June 16, 2012

"Giving In" When Possible

Power, control, and victory - the three things strong-willed kids crave. In fact, though they appear to dig in their heels and throw their tantrums in order to "test" us as parents and caregivers, their real motivation is to gain what they crave. The resulting stress for us is an unfortunate consequence, but it's not their goal.

The problem is that a strong-willed child's real goal is often at odds with what's truly best for her or for a family or classroom. We cannot in good conscience abdicate ultimate control of or power in a family or classroom to an immature child. And - for her own good - she cannot always have her idea of victory. All children need to learn and accept that reality.

However, we go a long way toward aiding a strong-willed child in that process if we yield some power, control, and victory as situations warrant. In other words, if we give a strong-willed child some power, control, and victory while concurrently and consistently explaining that he cannot always get his own way, we'll see an improvement in that child's behavior over time as he understands that he will be listened to and that his wishes will be taken into account whenever possible.

I experienced this first-hand for five and half years through "Jill." I was Jill's babysitter from the time she was just eight weeks old until earlier this month, when she ended her full-time stint with me in anticipation of starting kindergarten in the fall. I love Jill like a niece, but she is unmistakably strong-willed; as such, I didn't always like her behavior.

Her parents and I recognized Jill's temperament early on and realized it was our joint responsibility to shape her behavior without breaking her will.

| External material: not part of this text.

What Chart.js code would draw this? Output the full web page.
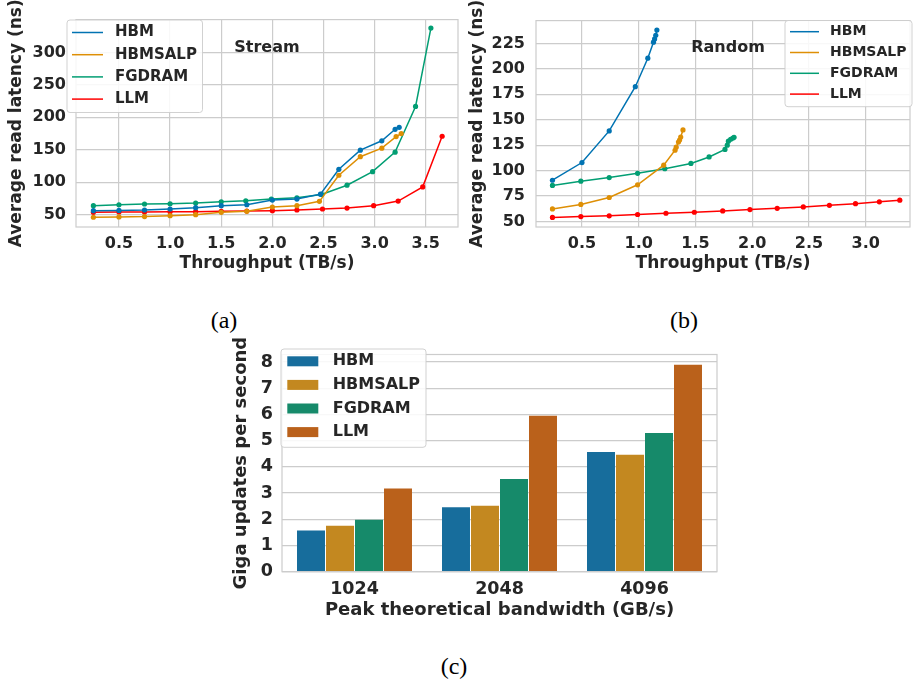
<!DOCTYPE html>
<html lang="en">
<head>
  <meta charset="UTF-8">
  <title>Read latency and GUPS</title>
  <script src="https://cdn.jsdelivr.net/npm/chart.js"></script>
  <style>
    body { margin: 0; background: #FFFFFF; }
    #fig { position: relative; width: 914px; height: 681px; overflow: hidden; }
    .panel { position: absolute; }
    .caption { position: absolute; font-family: "Liberation Serif", serif; font-size: 24px; color: #000; transform: translate(-50%, -50%); }
  </style>
</head>
<body>
  <div id="fig">
    <div class="panel" style="left:0;top:0;width:462px;height:275px"><canvas id="graficoA"></canvas></div>
    <div class="panel" style="left:462px;top:0;width:452px;height:275px"><canvas id="graficoB"></canvas></div>
    <div class="panel" style="left:225px;top:335px;width:500px;height:290px"><canvas id="graficoC"></canvas></div>
    <div class="caption" style="left:224px;top:320px">(a)</div>
    <div class="caption" style="left:684px;top:320px">(b)</div>
    <div class="caption" style="left:454px;top:666px">(c)</div>
  </div>

  <script>
    const series = ["HBM", "HBMSALP", "FGDRAM", "LLM"];

    // (a) Stream
    const streamHbmX = [0.25, 0.5, 0.75, 1.0, 1.25, 1.5, 1.75, 2.0, 2.24, 2.47, 2.65, 2.86, 3.07, 3.2, 3.24];
    const streamHbmY = [56.1, 56.6, 57.2, 58.7, 60.7, 63.8, 65.3, 72.5, 74, 81.6, 119.9, 149.4, 163.8, 181.5, 184.6];
    const streamSalpX = [0.25, 0.5, 0.75, 1.0, 1.25, 1.5, 1.75, 2.0, 2.24, 2.46, 2.65, 2.86, 3.07, 3.21, 3.26];
    const streamSalpY = [46, 46.5, 47, 48.5, 50, 53.6, 55.1, 61.8, 63.8, 70.5, 110.7, 139.3, 152.4, 170.3, 174.9];
    const streamFgX = [0.25, 0.5, 0.75, 1.0, 1.25, 1.5, 1.74, 1.99, 2.24, 2.48, 2.73, 2.98, 3.2, 3.4, 3.55];
    const streamFgY = [63.8, 65.3, 66.4, 66.8, 67.9, 69.9, 71.4, 74, 76, 81.2, 95.4, 116.3, 146.3, 216.7, 337.5];
    const streamLlmX = [0.25, 0.5, 0.75, 1.0, 1.25, 1.5, 1.75, 2.0, 2.24, 2.49, 2.73, 2.99, 3.23, 3.47, 3.66];
    const streamLlmY = [53.6, 54.1, 54.1, 54.6, 54.6, 55.1, 55.6, 56.1, 57.2, 58.7, 60.2, 63.8, 70.9, 92.8, 170.8];
    const streamXTicks = [0.5, 1.0, 1.5, 2.0, 2.5, 3.0, 3.5];
    const streamYTicks = [50, 100, 150, 200, 250, 300];

    // (b) Random
    const randHbmX = [0.24, 0.5, 0.74, 0.97, 1.08, 1.13, 1.14, 1.15, 1.16];
    const randHbmY = [90.5, 107.9, 139, 182.5, 210.5, 226.3, 229.5, 233.1, 238.2];
    const randSalpX = [0.24, 0.49, 0.74, 0.99, 1.22, 1.32, 1.33, 1.35, 1.36, 1.37, 1.39];
    const randSalpY = [62.3, 66.7, 73.5, 86, 105.3, 120, 123, 128, 130, 133, 140];
    const randFgX = [0.24, 0.49, 0.74, 0.99, 1.23, 1.46, 1.62, 1.76, 1.78, 1.79, 1.81, 1.83, 1.84];
    const randFgY = [85.4, 89.6, 93.1, 97.3, 101.8, 107, 113.4, 120.8, 125, 128.9, 130.8, 132, 132.7];
    const randLlmX = [0.24, 0.49, 0.74, 0.99, 1.24, 1.49, 1.74, 1.98, 2.22, 2.45, 2.68, 2.91, 3.12, 3.3];
    const randLlmY = [53.9, 54.8, 55.5, 56.8, 58, 59, 60.3, 61.6, 62.9, 64.2, 65.8, 67.4, 69.3, 70.9];
    const randXTicks = [0.5, 1.0, 1.5, 2.0, 2.5, 3.0];
    const randYTicks = [50, 75, 100, 125, 150, 175, 200, 225];

    // (c) GUPS
    const bandwidths = ["1024", "2048", "4096"];
    const gupsHbm = [1.57, 2.46, 4.57];
    const gupsSalp = [1.75, 2.52, 4.46];
    const gupsFg = [1.98, 3.54, 5.29];
    const gupsLlm = [3.18, 5.95, 7.9];
    const gupsTicks = [0, 1, 2, 3, 4, 5, 6, 7, 8];

    const lineColors = ["#0173b2", "#de8f05", "#029e73", "#ff0000"];
    const barColors = ["#176d9c", "#c38820", "#168a6a", "#ba611b"];
    const textColor = "#262626";
    const gridColor = "#cccccc";
    const fam = '"DejaVu Sans", sans-serif';

    function pontos(xs, ys) {
      return xs.map((x, i) => ({ x: x, y: ys[i] }));
    }

    function serie(i, xs, ys) {
      return {
        label: series[i],
        data: pontos(xs, ys),
        borderColor: lineColors[i],
        backgroundColor: lineColors[i],
        borderWidth: 1.5,
        pointRadius: 2.6,
        pointBorderWidth: 0,
        pointBackgroundColor: lineColors[i],
        tension: 0
      };
    }

    // frame + legend + note
    const moldura = {
      id: "moldura",
      beforeDatasetsDraw(chart) {
        const a = chart.chartArea, ctx = chart.ctx;
        ctx.save();
        ctx.strokeStyle = gridColor;
        ctx.lineWidth = 1.2;
        ctx.strokeRect(a.left, a.top, a.right - a.left, a.bottom - a.top);
        ctx.restore();
      },
      afterDraw(chart, args, o) {
        const ctx = chart.ctx;
        ctx.save();
        ctx.beginPath();
        if (ctx.roundRect) ctx.roundRect(o.box[0], o.box[1], o.box[2], o.box[3], 3);
        else ctx.rect(o.box[0], o.box[1], o.box[2], o.box[3]);
        ctx.fillStyle = "rgba(255,255,255,0.85)";
        ctx.fill();
        ctx.strokeStyle = "rgba(204,204,204,0.9)";
        ctx.lineWidth = 1;
        ctx.stroke();
        ctx.font = "bold " + o.size + "px " + fam;
        ctx.textBaseline = "middle";
        ctx.textAlign = "left";
        chart.data.datasets.forEach((ds, i) => {
          const y = o.rowY + i * o.rowGap;
          if (o.patch) {
            ctx.fillStyle = ds.backgroundColor;
            ctx.fillRect(o.sampleX, y - 5, o.sampleW, 10);
          } else {
            ctx.strokeStyle = ds.borderColor;
            ctx.lineWidth = 1.5;
            ctx.beginPath();
            ctx.moveTo(o.sampleX, y);
            ctx.lineTo(o.sampleX + o.sampleW, y);
            ctx.stroke();
          }
          ctx.fillStyle = textColor;
          ctx.fillText(ds.label, o.textX, y);
        });
        if (o.note) {
          ctx.font = "bold 16px " + fam;
          ctx.textAlign = "center";
          ctx.fillStyle = textColor;
          ctx.fillText(o.note, o.noteX, o.noteY);
        }
        ctx.restore();
      }
    };

    function eixos(cfg) {
      const tickFont = { family: fam, weight: "bold", size: cfg.tickSize };
      const titleFont = { family: fam, weight: "bold", size: cfg.titleSize };
      const x = {
        grid: { display: cfg.xGrid, color: gridColor, lineWidth: 1.2, drawTicks: false },
        border: { display: false },
        afterFit: s => { s.height = cfg.xHeight; },
        ticks: { color: textColor, font: tickFont, padding: 7, autoSkip: false, maxRotation: 0 },
        title: { display: true, text: cfg.xTitle, color: textColor, font: titleFont, padding: { top: 0, bottom: cfg.xTitlePad } }
      };
      if (cfg.xTicks) {
        x.type = "linear";
        x.min = cfg.xMin;
        x.max = cfg.xMax;
        x.afterBuildTicks = s => { s.ticks = cfg.xTicks.map(v => ({ value: v })); };
        x.ticks.callback = v => Number(v).toFixed(1);
      }
      const y = {
        min: cfg.yMin,
        max: cfg.yMax,
        grid: { color: gridColor, lineWidth: 1.2, drawTicks: false },
        border: { display: false },
        afterFit: s => { s.width = cfg.yWidth; },
        afterBuildTicks: s => { s.ticks = cfg.yTicks.map(v => ({ value: v })); },
        ticks: { color: textColor, font: tickFont, padding: cfg.yTickPad, autoSkip: false },
        title: { display: true, text: cfg.yTitle, color: textColor, font: titleFont, padding: { top: cfg.yTitlePad, bottom: 0 } }
      };
      return { x: x, y: y };
    }

    new Chart(document.getElementById("graficoA"), {
      type: "line",
      data: {
        datasets: [
          serie(0, streamHbmX, streamHbmY),
          serie(1, streamSalpX, streamSalpY),
          serie(2, streamFgX, streamFgY),
          serie(3, streamLlmX, streamLlmY)
        ]
      },
      options: {
        responsive: true,
        maintainAspectRatio: false,
        animation: false,
        layout: { padding: { left: 0, top: 17, right: 4, bottom: 0 } },
        plugins: {
          legend: { display: false },
          tooltip: { enabled: false },
          moldura: { box: [67, 20, 135.5, 92.5], rowY: 32.5, rowGap: 22.2, sampleX: 72, sampleW: 31, textX: 115, size: 15, note: "Stream", noteX: 267, noteY: 48 }
        },
        scales: eixos({
          xTicks: streamXTicks, xMin: 0.08, xMax: 3.815, xGrid: true, xHeight: 48, xTitle: "Throughput (TB/s)", xTitlePad: 1,
          yTicks: streamYTicks, yMin: 31, yMax: 350.5, yWidth: 76, yTickPad: 10, yTitle: "Average read latency (ns)", yTitlePad: 6,
          tickSize: 16, titleSize: 17
        })
      },
      plugins: [moldura]
    });

    new Chart(document.getElementById("graficoB"), {
      type: "line",
      data: {
        datasets: [
          serie(0, randHbmX, randHbmY),
          serie(1, randSalpX, randSalpY),
          serie(2, randFgX, randFgY),
          serie(3, randLlmX, randLlmY)
        ]
      },
      options: {
        responsive: true,
        maintainAspectRatio: false,
        animation: false,
        layout: { padding: { left: 0, top: 17, right: 1, bottom: 0 } },
        plugins: {
          legend: { display: false },
          tooltip: { enabled: false },
          moldura: { box: [323, 20.5, 127, 86.2], rowY: 31.7, rowGap: 20.8, sampleX: 328, sampleW: 29, textX: 368, size: 14, note: "Random", noteX: 266, noteY: 48 }
        },
        scales: eixos({
          xTicks: randXTicks, xMin: 0.095, xMax: 3.39, xGrid: true, xHeight: 48, xTitle: "Throughput (TB/s)", xTitlePad: 1,
          yTicks: randYTicks, yMin: 44.5, yMax: 247.5, yWidth: 74, yTickPad: 11, yTitle: "Average read latency (ns)", yTitlePad: 5,
          tickSize: 16, titleSize: 17
        })
      },
      plugins: [moldura]
    });

    const gups = [gupsHbm, gupsSalp, gupsFg, gupsLlm];
    new Chart(document.getElementById("graficoC"), {
      type: "bar",
      data: {
        labels: bandwidths,
        datasets: series.map((s, i) => ({
          label: s,
          data: gups[i],
          backgroundColor: barColors[i],
          borderWidth: 0,
          categoryPercentage: 0.8,
          barPercentage: 0.965
        }))
      },
      options: {
        responsive: true,
        maintainAspectRatio: false,
        animation: false,
        layout: { padding: { left: 0, top: 16.7, right: 8, bottom: 0 } },
        plugins: {
          legend: { display: false },
          tooltip: { enabled: false },
          moldura: { box: [56, 14, 145, 98.3], rowY: 26.3, rowGap: 23.6, sampleX: 62.3, sampleW: 31, textX: 107.7, size: 16, patch: true }
        },
        scales: eixos({
          xGrid: false, xHeight: 53.3, xTitle: "Peak theoretical bandwidth (GB/s)", xTitlePad: 4,
          yTicks: gupsTicks, yMin: 0, yMax: 8.29, yWidth: 57, yTickPad: 9, yTitle: "Giga updates per second", yTitlePad: 6,
          tickSize: 17.5, titleSize: 18
        })
      },
      plugins: [moldura]
    });
  </script>
</body>
</html>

And one way we accomplished that was by giving her reasonable, limited choices whenever possible.

For example, she didn't generally get a say in what I chose to make for meals, but I did let her decide between two or three options for her twice-daily snacks. And, though she wasn't allowed to disrupt my children's homeschool lessons, I provided five or six educational activities for her to complete each morning, letting her decide which ones to do and in what order.

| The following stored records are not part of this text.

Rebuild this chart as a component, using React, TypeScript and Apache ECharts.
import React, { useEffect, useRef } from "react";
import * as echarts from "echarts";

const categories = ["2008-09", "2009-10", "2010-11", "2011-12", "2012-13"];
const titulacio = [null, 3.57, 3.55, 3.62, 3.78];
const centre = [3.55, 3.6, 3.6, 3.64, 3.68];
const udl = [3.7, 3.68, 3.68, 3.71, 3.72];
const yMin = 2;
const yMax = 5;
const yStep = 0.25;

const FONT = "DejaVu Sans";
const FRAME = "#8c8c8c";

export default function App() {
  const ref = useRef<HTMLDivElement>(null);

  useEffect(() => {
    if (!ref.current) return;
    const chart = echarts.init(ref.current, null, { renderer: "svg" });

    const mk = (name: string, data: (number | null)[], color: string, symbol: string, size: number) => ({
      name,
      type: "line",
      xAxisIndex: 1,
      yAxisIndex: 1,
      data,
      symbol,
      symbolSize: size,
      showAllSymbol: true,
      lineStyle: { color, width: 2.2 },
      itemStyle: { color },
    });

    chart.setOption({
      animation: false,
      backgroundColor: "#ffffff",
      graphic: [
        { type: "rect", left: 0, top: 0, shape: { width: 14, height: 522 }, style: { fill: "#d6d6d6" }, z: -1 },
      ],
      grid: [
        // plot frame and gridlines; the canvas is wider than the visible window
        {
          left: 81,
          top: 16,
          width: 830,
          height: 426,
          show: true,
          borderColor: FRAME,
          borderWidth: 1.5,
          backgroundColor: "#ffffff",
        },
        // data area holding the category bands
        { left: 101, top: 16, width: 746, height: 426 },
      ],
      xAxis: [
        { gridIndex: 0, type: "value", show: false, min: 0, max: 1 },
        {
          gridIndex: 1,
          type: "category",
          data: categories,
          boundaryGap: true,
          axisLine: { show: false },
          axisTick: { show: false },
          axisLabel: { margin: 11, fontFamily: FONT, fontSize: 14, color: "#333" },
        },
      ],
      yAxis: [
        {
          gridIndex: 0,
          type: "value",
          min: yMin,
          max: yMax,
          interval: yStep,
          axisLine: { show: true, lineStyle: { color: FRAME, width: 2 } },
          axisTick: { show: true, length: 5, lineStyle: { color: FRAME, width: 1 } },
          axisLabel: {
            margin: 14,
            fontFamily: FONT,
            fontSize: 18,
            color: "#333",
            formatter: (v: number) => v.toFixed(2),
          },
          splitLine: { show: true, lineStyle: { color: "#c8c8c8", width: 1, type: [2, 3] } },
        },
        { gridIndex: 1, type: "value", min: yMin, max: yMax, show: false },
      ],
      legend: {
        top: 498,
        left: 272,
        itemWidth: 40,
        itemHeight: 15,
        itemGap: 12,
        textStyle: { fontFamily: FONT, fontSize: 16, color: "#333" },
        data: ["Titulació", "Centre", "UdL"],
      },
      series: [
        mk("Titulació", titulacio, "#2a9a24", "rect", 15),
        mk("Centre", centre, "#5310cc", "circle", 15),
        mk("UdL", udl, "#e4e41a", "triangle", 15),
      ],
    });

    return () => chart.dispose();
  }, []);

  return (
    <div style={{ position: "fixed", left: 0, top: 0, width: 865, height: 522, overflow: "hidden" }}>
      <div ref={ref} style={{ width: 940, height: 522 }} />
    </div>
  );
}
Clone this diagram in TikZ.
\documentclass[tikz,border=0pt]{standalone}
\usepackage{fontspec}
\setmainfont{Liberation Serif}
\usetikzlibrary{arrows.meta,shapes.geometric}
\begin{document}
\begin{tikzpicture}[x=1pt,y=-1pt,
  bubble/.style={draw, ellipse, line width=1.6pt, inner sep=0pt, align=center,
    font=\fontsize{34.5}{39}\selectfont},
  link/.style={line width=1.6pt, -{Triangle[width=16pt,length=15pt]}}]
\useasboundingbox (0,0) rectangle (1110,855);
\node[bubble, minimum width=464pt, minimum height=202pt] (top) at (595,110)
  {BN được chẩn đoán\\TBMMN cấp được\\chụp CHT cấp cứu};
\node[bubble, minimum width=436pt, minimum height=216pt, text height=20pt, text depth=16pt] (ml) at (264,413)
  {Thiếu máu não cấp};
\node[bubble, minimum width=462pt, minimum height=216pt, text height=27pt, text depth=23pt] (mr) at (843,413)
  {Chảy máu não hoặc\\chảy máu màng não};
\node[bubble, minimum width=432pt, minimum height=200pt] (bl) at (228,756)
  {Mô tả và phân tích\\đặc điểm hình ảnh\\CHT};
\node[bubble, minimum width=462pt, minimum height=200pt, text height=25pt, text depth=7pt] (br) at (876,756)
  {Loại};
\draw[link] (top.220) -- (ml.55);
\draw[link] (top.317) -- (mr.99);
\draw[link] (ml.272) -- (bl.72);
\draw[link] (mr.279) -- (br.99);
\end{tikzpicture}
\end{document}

It took considerable time and effort to think of and present the options at first, and she still threw many tantrums as a toddler. But, having seen the process work itself out for five years and witnessing now the sweet young girl that Jill has become, I can vouch for the process. It's worth it.

CK

1 comment:

Leah C said...

I think this is so true and something that is often dismissed as "too permissive." I have a couple of those strong willed kiddos, and I know that giving them the options to choose when possible makes it a lot easier to be firm when I need to.